Die EG-Umgebungslärmrichtlinie erfasst die wichtigsten Lärmquellen, zu
welchen auch die Großflughäfen zählen. Im Zuge der Lärmaktionsplanung
im Flughafenumland, die unter Beteiligung
der Öffentlichkeit bis Ende 2008 erstmals durchgeführt und anschließend
regelmäßig überprüft werden soll, dürfte der aktive Schallschutz
voraussichtlich breiteren Raum einnehmen. Mit der Novelle des FluLärmG sind
auch hierfür insoweit Schutzziele festgelegt worden, als die Grenzwerte des
FluLärmG bei der Lärmaktionsplanung zu beachten sind. Der Petitionsausschuss
vermag indes keine Anhaltspunkte dafür zu erkennen, dass dem aktiven Fluglärmschutz
stets der Vorrang vor dem passiven Fluglärmschutz eingeräumt werden sollte.

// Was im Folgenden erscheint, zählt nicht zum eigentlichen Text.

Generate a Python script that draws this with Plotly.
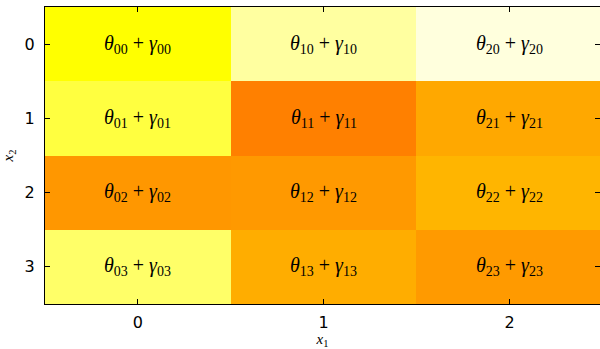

Vielmehr müssen die zuständigen Behörden bei der Ausübung des ihr
zustehenden Ermessens eine Abwägung vornehmen, aus welcher sich im Einzelfall
ergeben kann, dass aktiver oder passiver Fluglärmschutz Ziel führend ist
(vgl. hierzu auch die Entscheidungen des Bundesverwaltungsgerichts vom 29.
Januar 1991 – Az.: 4 C 51.89, vom 31. Juli 2003 – Az.: 4 B 61.03 sowie vom
18.
August 2005 – Az.: 4 B 19.05). Im
Hinblick auf den passiven Lärmschutz ist der Gesetzgeber durch die
Neuregelung des FluLärmG tätig geworden.
Soweit Änderungen des LuftVG betroffen sind, hält der
Petitionsausschuss die Petition für geeignet, im Rahmen etwaiger künftiger
Gesetzesinitiativen Berücksichtigung zu finden.
Er empfiehlt daher, die Petition der Bundesregierung – dem Bundesministerium
für Verkehr, Bau und Stadtentwicklung – als Material zu überweisen und sie
den Fraktionen des Deutschen Bundestages zur Kenntnis zu geben, soweit es um
das Luftverkehrsgesetz geht und das Petitionsverfahren im Übrigen abzuschließen.
Der Antrag der Fraktionen DIE LINKE. und von BÜNDNIS 90/DIE GRÜNEN, die
Petition der Bundesregierung – dem Bundesministerium für Umwelt,
Naturschutz und Reaktorsicherheit
und dem Bundesministerium für Verkehr, Bau und Stadtentwicklung – zur Erwägung
zu überweisen und sie den Fraktionen des Deutschen
Bundestages zur Kenntnis zu geben, ist mehrheitlich abgelehnt worden.